The best sourcing model is rarely ideological. It is designed around the actual needs of the buyer and the realities of the project.
Part 9. Key Questions Buyers Should Ask Before Choosing a Supplier
Instead of asking only whether a supplier is a factory or a trading company, buyers should ask more practical and more strategic questions.
- Who understands the product and the target market requirements?
- Who can identify the right-fit factory for the project?
- Who manages communication clearly and quickly?
- Who is accountable when issues arise?
- Who supports quality control and corrective action?
- Who helps protect lead times and delivery schedules?
- Who can provide alternatives if one supplier fails?
- Who helps reduce total sourcing risk, not just quoted cost?
These are the questions that lead to stronger sourcing decisions.
They move the conversation away from labels and toward execution, accountability, and business fit.
Conclusion
Factory direct sourcing can work well in the right situation.

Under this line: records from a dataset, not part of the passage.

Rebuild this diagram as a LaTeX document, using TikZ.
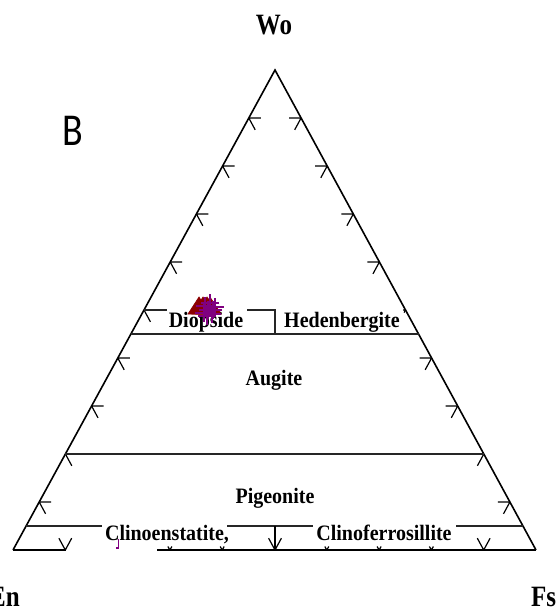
\documentclass[tikz,border=0pt]{standalone}
\usepackage{fontspec}
\setmainfont{Liberation Serif}
\newfontfamily\panelfont{Carlito}
\usetikzlibrary{calc}
\definecolor{mkred}{RGB}{139,0,0}
\definecolor{mkpur}{RGB}{128,0,128}
\newcommand{\ystretch}[2]{\scalebox{1}[#1]{#2}}
\begin{document}
\begin{tikzpicture}[x=1pt,y=-1pt,
  edge/.style={line width=1.6pt, black},
  bound/.style={line width=1.4pt, black!85},
  tickmark/.style={line width=1.2pt, black},
  lab/.style={font=\fontsize{20}{22}\selectfont\bfseries, inner sep=0pt, anchor=base},
  corner/.style={font=\fontsize{25}{28}\selectfont\bfseries, inner sep=0pt, anchor=base},
  marker/.style={line width=1.1pt, mkpur},
]
\useasboundingbox (0,0) rectangle (555,607);
\clip (0,0) rectangle (555,607);
% vertices
\coordinate (A) at (275,70);
\coordinate (L) at (13,550);
\coordinate (R) at (536,550);
\coordinate (b1) at (66,550);
\coordinate (b2) at (157,550);
% triangle edges
\draw[edge] (L) -- (A) -- (R);
\draw[edge] (L) -- (b1);
\draw[edge] (b2) -- (R);
% side ticks
\foreach \k in {1,2,3,4,6,7,8,9}{
  \draw[tickmark] ($(A)!\k/10!(L)$) coordinate (l\k) -- ++(12,0) (l\k) -- ++(6.4,11.8);
  \draw[tickmark] ($(A)!\k/10!(R)$) coordinate (r\k) -- ++(-12,0) (r\k) -- ++(-6.4,11.8);
}
\draw[tickmark] ($(A)!0.5!(L)$) coordinate (l5) -- ++(6.4,11.8);
\draw[tickmark] ($(A)!0.5!(R)$) coordinate (r5) -- ++(-2.5,0) (r5) -- ++(-1.4,2.6);
% bottom ticks
\foreach \k in {1,9}{
  \draw[tickmark] ($(L)!\k/10!(R)$) coordinate (bt\k) -- ++(-6.4,-11.8) (bt\k) -- ++(6.4,-11.8);
}
\foreach \k in {3,4,6,7,8}{
  \draw[tickmark] ($(L)!\k/10!(R)$) coordinate (bt\k) -- ++(-2,-3.5) (bt\k) -- ++(2,-3.5);
}
% field boundaries
\coordinate (w45l) at ($(A)!0.55!(L)$);
\coordinate (w45r) at ($(A)!0.55!(R)$);
\coordinate (w20l) at ($(A)!0.8!(L)$);
\coordinate (w20r) at ($(A)!0.8!(R)$);
\coordinate (w50l) at ($(A)!0.5!(L)$);
\coordinate (w5l) at ($(A)!0.95!(L)$);
\coordinate (w5r) at ($(A)!0.95!(R)$);
\draw[bound] (w45l) -- (w45r);
\draw[bound] (w20l) -- (w20r);
\draw[bound] (w50l) -- (w50l -| 167,0);
\draw[bound] (w50l -| 247,0) -- (w50l -| A) -- (w45l -| A);
\draw[bound] (w5l) -- (w5l -| 102,0);
\draw[bound] (w5l -| 227,0) -- (w5l -| 313,0);
\draw[bound] (w5l -| 456,0) -- (w5r);
% central divider with arrow
\coordinate (c5) at (w5l -| A);
\coordinate (c0) at (L -| A);
\draw[tickmark] (c5) -- (c0);
\draw[tickmark] (c0) -- ++(-6.4,-11.8) (c0) -- ++(6.4,-11.8);
% labels
\node[corner] (wo) at (274,35) {\ystretch{1.18}{Wo}};
\node[corner] (en) at (4.5,606) {\ystretch{1.18}{En}};
\node[corner, anchor=base west] (fs) at (531,606) {\ystretch{1.18}{Fs}};
\node[anchor=base west, inner sep=0pt, font=\panelfont\fontsize{38}{40}\selectfont] (panel) at (62,145) {\ystretch{1.2}{B}};
\node[lab] (diop) at (206,327) {\ystretch{1.1}{Diopside}};
\node[lab] (hed) at (342,327) {\ystretch{1.1}{Hedenbergite}};
\node[lab] (aug) at (274,385) {\ystretch{1.1}{Augite}};
\node[lab] (pig) at (275,503) {\ystretch{1.1}{Pigeonite}};
\node[lab] (cen) at (167,540) {\ystretch{1.1}{Clinoenstatite,}};
\node[lab] (cfs) at (384,540) {\ystretch{1.1}{Clinoferrosillite}};
% data markers
\foreach \x in {199,203,207,210}{
  \filldraw[mkred, line width=0.7pt] (\x,297) -- ++(11,17) -- ++(-22,0) -- cycle;
}
\foreach \p in {(205,306),(208,310),(212,314),(204,313),(215,307),(210,303),(207,316),(213,310)}{
  \draw[marker] \p ++(-9,0) -- ++(18,0) \p ++(0,-9) -- ++(0,18);
}
\draw[marker] (118.5,539) -- (118.5,548) -- (115.5,548);
\end{tikzpicture}
\end{document}
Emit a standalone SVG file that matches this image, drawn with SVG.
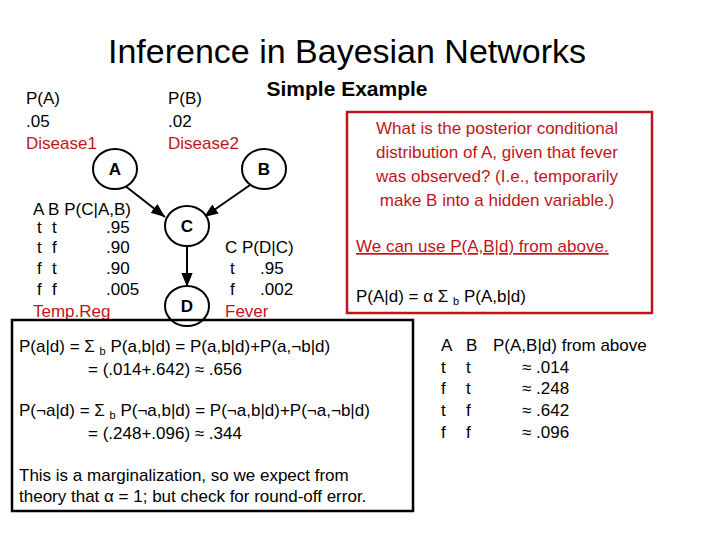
<svg xmlns="http://www.w3.org/2000/svg" width="720" height="540" viewBox="0 0 720 540">
<defs><marker id="ah" viewBox="0 0 10 10" refX="10" refY="5" markerWidth="7" markerHeight="7" orient="auto"><path d="M0,1 L10,5 L0,9 z" fill="#000"/></marker></defs>
<style>
text{font-family:"Liberation Sans",Arial,sans-serif;font-size:17px;fill:#000}
.r{fill:#c0141c}
.n ellipse{fill:#fff;stroke:#000;stroke-width:2}
.n text{font-weight:bold;text-anchor:middle}
.e{stroke:#000;stroke-width:2;fill:none;marker-end:url(#ah)}
.s{font-size:11px}
</style>
<rect width="720" height="540" fill="#fff"/>
<text x="347" y="63" style="font-size:34px" text-anchor="middle">Inference in Bayesian Networks</text>
<text x="347" y="96" style="font-size:21px" font-weight="bold" text-anchor="middle">Simple Example</text>
<text x="26" y="104">P(A)</text><text x="26" y="127">.05</text><text class="r" x="26" y="149">Disease1</text>
<text x="168" y="104">P(B)</text><text x="168" y="127">.02</text><text class="r" x="168" y="149">Disease2</text>
<g id="connectors">
<line class="e" x1="124" y1="185" x2="165" y2="217"/>
<line class="e" x1="253" y1="183" x2="204" y2="217"/>
<line class="e" x1="187" y1="246" x2="187" y2="287"/>
</g>
<g id="A" class="n"><ellipse cx="115" cy="169" rx="22" ry="20"/><text x="115" y="175">A</text></g>
<g id="B" class="n"><ellipse cx="264" cy="169" rx="22" ry="20"/><text x="264" y="175">B</text></g>
<g id="C" class="n"><ellipse cx="187" cy="226" rx="22" ry="20"/><text x="187" y="232">C</text></g>
<g id="D" class="n"><ellipse cx="187" cy="306" rx="22" ry="20"/><text x="187" y="312">D</text></g>
<text x="33" y="215">A B P(C|A,B)</text>
<text x="37" y="233">t</text><text x="52" y="233">t</text><text x="106" y="233">.95</text>
<text x="37" y="253">t</text><text x="52" y="253">f</text><text x="106" y="253">.90</text>
<text x="37" y="274">f</text><text x="52" y="274">t</text><text x="106" y="274">.90</text>
<text x="37" y="295">f</text><text x="52" y="295">f</text><text x="106" y="295">.005</text>
<text class="r" x="33" y="317">Temp.Reg</text>
<text x="225" y="253">C P(D|C)</text>
<text x="230" y="274">t</text><text x="260" y="274">.95</text>
<text x="230" y="295">f</text><text x="260" y="295">.002</text>
<text class="r" x="225" y="317">Fever</text>
<rect x="347" y="112" width="305" height="201" fill="none" stroke="#c0141c" stroke-width="2.5"/>
<text class="r" x="497" y="134" text-anchor="middle">What is the posterior conditional</text>
<text class="r" x="497" y="158" text-anchor="middle">distribution of A, given that fever</text>
<text class="r" x="497" y="182" text-anchor="middle">was observed? (I.e., temporarily</text>
<text class="r" x="497" y="206" text-anchor="middle">make B into a hidden variable.)</text>
<text class="r" x="356" y="252" text-decoration="underline">We can use P(A,B|d) from above.</text>
<text x="356" y="302">P(A|d) = α Σ <tspan class="s" dy="3">b</tspan><tspan dy="-3">  P(A,b|d)</tspan></text>
<rect x="12" y="320" width="401" height="191" fill="none" stroke="#000" stroke-width="2.5"/>
<text x="19" y="352">P(a|d) = Σ <tspan class="s" dy="3">b</tspan><tspan dy="-3"> P(a,b|d) = P(a,b|d)+P(a,¬b|d)</tspan></text>
<text x="88" y="375">= (.014+.642)  ≈ .656</text>
<text x="19" y="416">P(¬a|d) = Σ <tspan class="s" dy="3">b</tspan><tspan dy="-3"> P(¬a,b|d) = P(¬a,b|d)+P(¬a,¬b|d)</tspan></text>
<text x="88" y="439">= (.248+.096) ≈ .344</text>
<text x="19" y="481">This is a marginalization, so we expect from</text>
<text x="19" y="502">theory that α = 1; but check for round-off error.</text>
<text x="441" y="351">A</text><text x="466" y="351">B</text><text x="493" y="351">P(A,B|d) from above</text>
<text x="441" y="373">t</text><text x="466" y="373">t</text><text x="522" y="373">≈ .014</text>
<text x="441" y="394">f</text><text x="466" y="394">t</text><text x="522" y="394">≈ .248</text>
<text x="441" y="416">t</text><text x="466" y="416">f</text><text x="522" y="416">≈ .642</text>
<text x="441" y="438">f</text><text x="466" y="438">f</text><text x="522" y="438">≈ .096</text>
</svg>
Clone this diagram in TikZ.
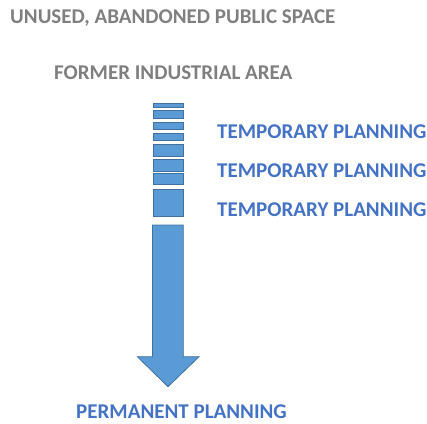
\documentclass[tikz,border=0pt]{standalone}
\usepackage{fontspec}
\setmainfont{Carlito}[BoldFont={Carlito Bold}]
\definecolor{grayt}{HTML}{7F7F7F}
\definecolor{bluet}{HTML}{4472C4}
\definecolor{fillb}{HTML}{5B9BD5}
\definecolor{edgeb}{HTML}{41719C}
\begin{document}
\begin{tikzpicture}[x=1pt,y=-1pt,
  graytext/.style={text=grayt,font=\bfseries\fontsize{21}{24}\selectfont,inner sep=0pt,anchor=west},
  bluetext/.style={text=bluet,font=\bfseries\fontsize{21}{24}\selectfont,inner sep=0pt,anchor=west},
  bar/.style={draw=edgeb,fill=fillb,line width=1pt}]
\useasboundingbox (0,0) rectangle (427,423);
\node[graytext] (t1) at (10,18) {UNUSED, ABANDONED PUBLIC SPACE};
\node[graytext] (t2) at (54,73) {FORMER INDUSTRIAL AREA};
\draw[bar] (153,103) rectangle (183,107.3);
\draw[bar] (153,110) rectangle (183,118);
\draw[bar] (153,122.7) rectangle (183,129.7);
\draw[bar] (153,133.3) rectangle (183,140.7);
\draw[bar] (153,144.7) rectangle (183,156.3);
\draw[bar] (153,159.7) rectangle (183,171);
\draw[bar] (153,173) rectangle (183,184.3);
\draw[bar] (153,189) rectangle (183,216.7);
\draw[bar,line width=0.8pt] (152.5,225) -- (183.3,225) -- (183.3,356.7) -- (199,356.7) -- (168,386.7) -- (137.3,356.7) -- (152.5,356.7) -- cycle;
\node[bluetext] (p1) at (217,132) {TEMPORARY PLANNING};
\node[bluetext] (p2) at (217,171) {TEMPORARY PLANNING};
\node[bluetext] (p3) at (217,210) {TEMPORARY PLANNING};
\node[bluetext] (pm) at (76,412) {PERMANENT PLANNING};
\end{tikzpicture}
\end{document}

So can working with a sourcing company.
The better choice depends on the product, the order size, the compliance requirements, the need for supplier comparison, and the level of coordination required.
For global buyers, successful sourcing is not simply about removing intermediaries. It is about choosing the right sourcing structure for better quality, better control, and better long-term results.
At SVI, we have seen that buyers achieve stronger outcomes when they focus less on labels and more on fit, execution, and accountability.
In some projects, direct factory sourcing is the right answer. In others, a sourcing partner creates more value by saving time, reducing risk, and improving coordination.
The key is not to follow a fixed ideology. The key is to build a sourcing approach that works in the real world.